I have to take each 18-length vector from A and compute distance with each 18-length vector from B and find minimum distance and index.
My code :
__device__
void GetMin(float &dist, int &idx)
{
float dist2;
int idx2;
dist2 = __shfl_down_sync(0xFFFFFFFF, dist, 16, 32);
idx2 = __shfl_down_sync(0xFFFFFFFF, idx, 16);
if (dist > dist2)
{
dist = dist2;
idx = idx2;
}
dist2 = __shfl_down_sync(0xFFFFFFFF, dist, 8, 32);
idx2 = __shfl_down_sync(0xFFFFFFFF, idx, 8);
if (dist > dist2)
{
dist = dist2;
idx = idx2;
}
dist2 = __shfl_down_sync(0xFFFFFFFF, dist, 4, 32);
idx2 = __shfl_down_sync(0xFFFFFFFF, idx, 4);
if (dist > dist2)
{
dist = dist2;
idx = idx2;
}
dist2 = __shfl_down_sync(0xFFFFFFFF, dist, 2, 32);
idx2 = __shfl_down_sync(0xFFFFFFFF, idx, 2);
if (dist > dist2)
{
dist = dist2;
idx = idx2;
}
dist2 = __shfl_down_sync(0xFFFFFFFF, dist, 1, 32);
idx2 = __shfl_down_sync(0xFFFFFFFF, idx, 1);
if (dist > dist2)
{
dist = dist2;
idx = idx2;
}
}
__global__
void CalcMinDist_kernel(const float *A, const float *B, float *output, const int nNumPixels, int nNumImages)
{
int tx = threadIdx.x + blockIdx.x * blockDim.x;
int ty = threadIdx.y;
int lane_id = tx % 32;
float dist = 0;
int idx = 0;
float fMin = 99999999;
int nMinIdx = -1;
for(int i = lane_id; i < 1024; i += 32)
{
dist = 0;
for(int j = 0; j < nNumImages; ++j)
{
int img_idx = blockIdx.x * ty + j * nNumPixels;
dist += (A[img_idx] - B[i * nNumImages + j]) *
(A[img_idx] - B[i * nNumImages + j]);
}
idx = i;
GetMin(dist, idx);
if(threadIdx.x == 0)
{
if(fMin > dist)
{
fMin = dist;
nMinIdx = idx;
}
}
}
if(threadIdx.x == 0)
{
output[blockIdx.x * ty] = nMinIdx;
}
}
Looking at the profiler, I'm memory bound, and do have ~90% occupancy.
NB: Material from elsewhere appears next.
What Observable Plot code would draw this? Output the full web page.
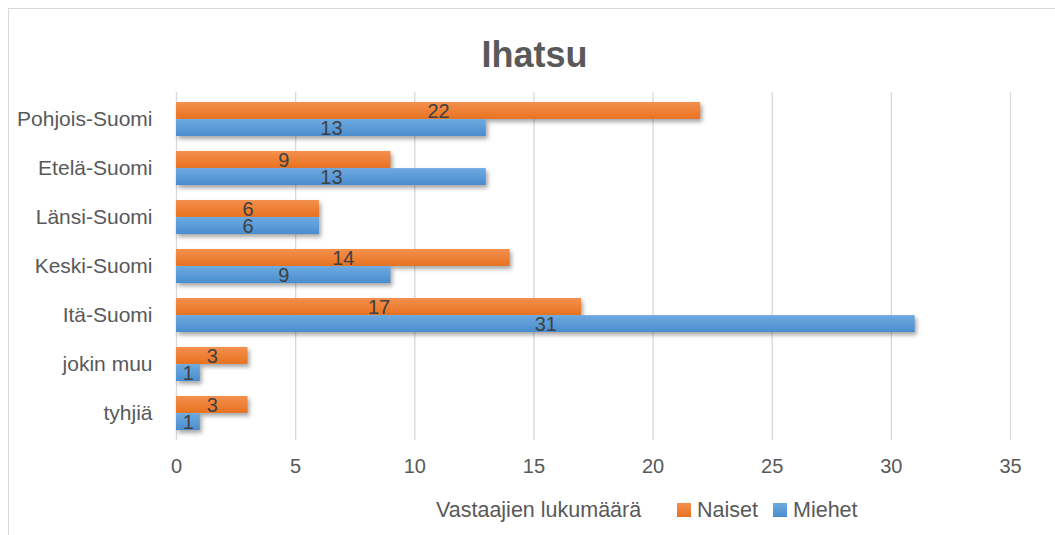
<!DOCTYPE html>
<html>
<head>
<meta charset="utf-8">
<script src="https://cdn.jsdelivr.net/npm/d3@7"></script>
<script src="https://cdn.jsdelivr.net/npm/@observablehq/plot@0.6"></script>
<style>
  html, body { margin: 0; padding: 0; background: #fff; }
  #wrap { position: relative; width: 1055px; height: 535px; overflow: hidden; font-family: "Liberation Sans", Arial, sans-serif; }
  #frame { position: absolute; left: 8px; top: 8px; width: 1100px; height: 600px; border: 1px solid #d9d9d9; box-sizing: border-box; }
  #title { position: relative; height: 85px; box-sizing: border-box; padding-top: 34px; padding-left: 14px; text-align: center; font-size: 36px; font-weight: bold; color: #595959; line-height: 42px; }
  #chart { position: relative; height: 400px; }
  #legend { position: relative; height: 50px; font-size: 21.5px; color: #595959; white-space: nowrap; }
  #legend span { position: absolute; top: 13px; line-height: 24px; }
  #legend i { position: absolute; top: 18px; width: 14px; height: 14px; }
  svg g[aria-label="bar"] { filter: drop-shadow(2px 3px 2px rgba(0,0,0,0.35)); }
  svg g[aria-label="y-axis tick label"] { font-size: 21px; }
</style>
</head>
<body>
<div id="wrap">
  <div id="frame"></div>
  <div id="title">Ihatsu</div>
  <div id="chart"></div>
  <div id="legend">
    <span style="left:436px">Vastaajien lukumäärä</span>
    <i style="left:677px;background:linear-gradient(#f4904f,#e8721f)"></i>
    <span style="left:697px">Naiset</span>
    <i style="left:773px;background:linear-gradient(#6eaae0,#4a8dcf)"></i>
    <span style="left:793px">Miehet</span>
  </div>
</div>
<script>
const regions = ["Pohjois-Suomi", "Etelä-Suomi", "Länsi-Suomi", "Keski-Suomi", "Itä-Suomi", "jokin muu", "tyhjiä"];
const naiset = [22, 9, 6, 14, 17, 3, 3];
const miehet = [13, 13, 6, 9, 31, 1, 1];
const xTicks = [0, 5, 10, 15, 20, 25, 30, 35];

const naisetRows = regions.map((r, i) => ({region: r, value: naiset[i]}));
const miehetRows = regions.map((r, i) => ({region: r, value: miehet[i]}));

function gradients() {
  const ns = "http://www.w3.org/2000/svg";
  const defs = document.createElementNS(ns, "defs");
  const mk = (id, c1, c2) => {
    const g = document.createElementNS(ns, "linearGradient");
    g.setAttribute("id", id);
    g.setAttribute("x1", "0"); g.setAttribute("y1", "0");
    g.setAttribute("x2", "0"); g.setAttribute("y2", "1");
    [[0, c1], [1, c2]].forEach(([o, c]) => {
      const s = document.createElementNS(ns, "stop");
      s.setAttribute("offset", o);
      s.setAttribute("stop-color", c);
      g.appendChild(s);
    });
    defs.appendChild(g);
  };
  mk("gradO", "#f4904f", "#e8721f");
  mk("gradB", "#6eaae0", "#4a8dcf");
  return defs;
}

const plot = Plot.plot({
  width: 1055,
  height: 400,
  marginTop: 7,
  marginBottom: 45,
  marginLeft: 176,
  marginRight: 45,
  style: {fontFamily: "'Liberation Sans', Arial, sans-serif", fontSize: "20px", color: "#595959", background: "transparent", overflow: "visible"},
  x: {domain: [0, 35], ticks: xTicks, label: null, tickSize: 0, tickPadding: 18, line: false},
  y: {domain: regions, paddingInner: 0.31, paddingOuter: 0.14, label: null, tickSize: 0, tickPadding: 24},
  marks: [
    gradients,
    Plot.ruleX(xTicks, {x: d => d, stroke: "#d9d9d9", strokeWidth: 1.3}),
    Plot.barX(naisetRows, {x: "value", y: "region", fill: "url(#gradO)", insetBottom: 17.1}),
    Plot.barX(miehetRows, {x: "value", y: "region", fill: "url(#gradB)", insetTop: 17.1}),
    Plot.text(naisetRows, {x: d => d.value / 2, y: "region", text: d => String(d.value), dy: -8, fill: "#404040", fontSize: 20}),
    Plot.text(miehetRows, {x: d => d.value / 2, y: "region", text: d => String(d.value), dy: 9, fill: "#404040", fontSize: 20})
  ]
});
document.getElementById("chart").appendChild(plot);
</script>
</body>
</html>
Is there any way to speed up this operation?
Let me know if I need to provide any other information.
Upvotes: 2
Views: 96
Reputation: 131544
Actually, I would look at the algorithm first. This is a geometric problem - treat it as such.
You should represent the B data using a different data structure, e.g. by clustering or building a partition structure (e.g. k-d tree). That will let you avoid actually computing the distance from most B elements. (You could also consider a project onto fewer dimensions, but the benefit of this may be more elusive.)
With respect to the access pattern - you would probably benefit from having consecutive threads working on consecutive elements of the 18-element-long vectors, rather than having threads work on complete 18-element-long vectors individually. That would better fit the memory layout - right now, a warp read is of many elements which are at distance 18 from each other. If I understand the code correctly anyway.
(I also think the GetMin()
could avoid some of the index swaps, but that's not significant since you only perform very few of those.)
Upvotes: 1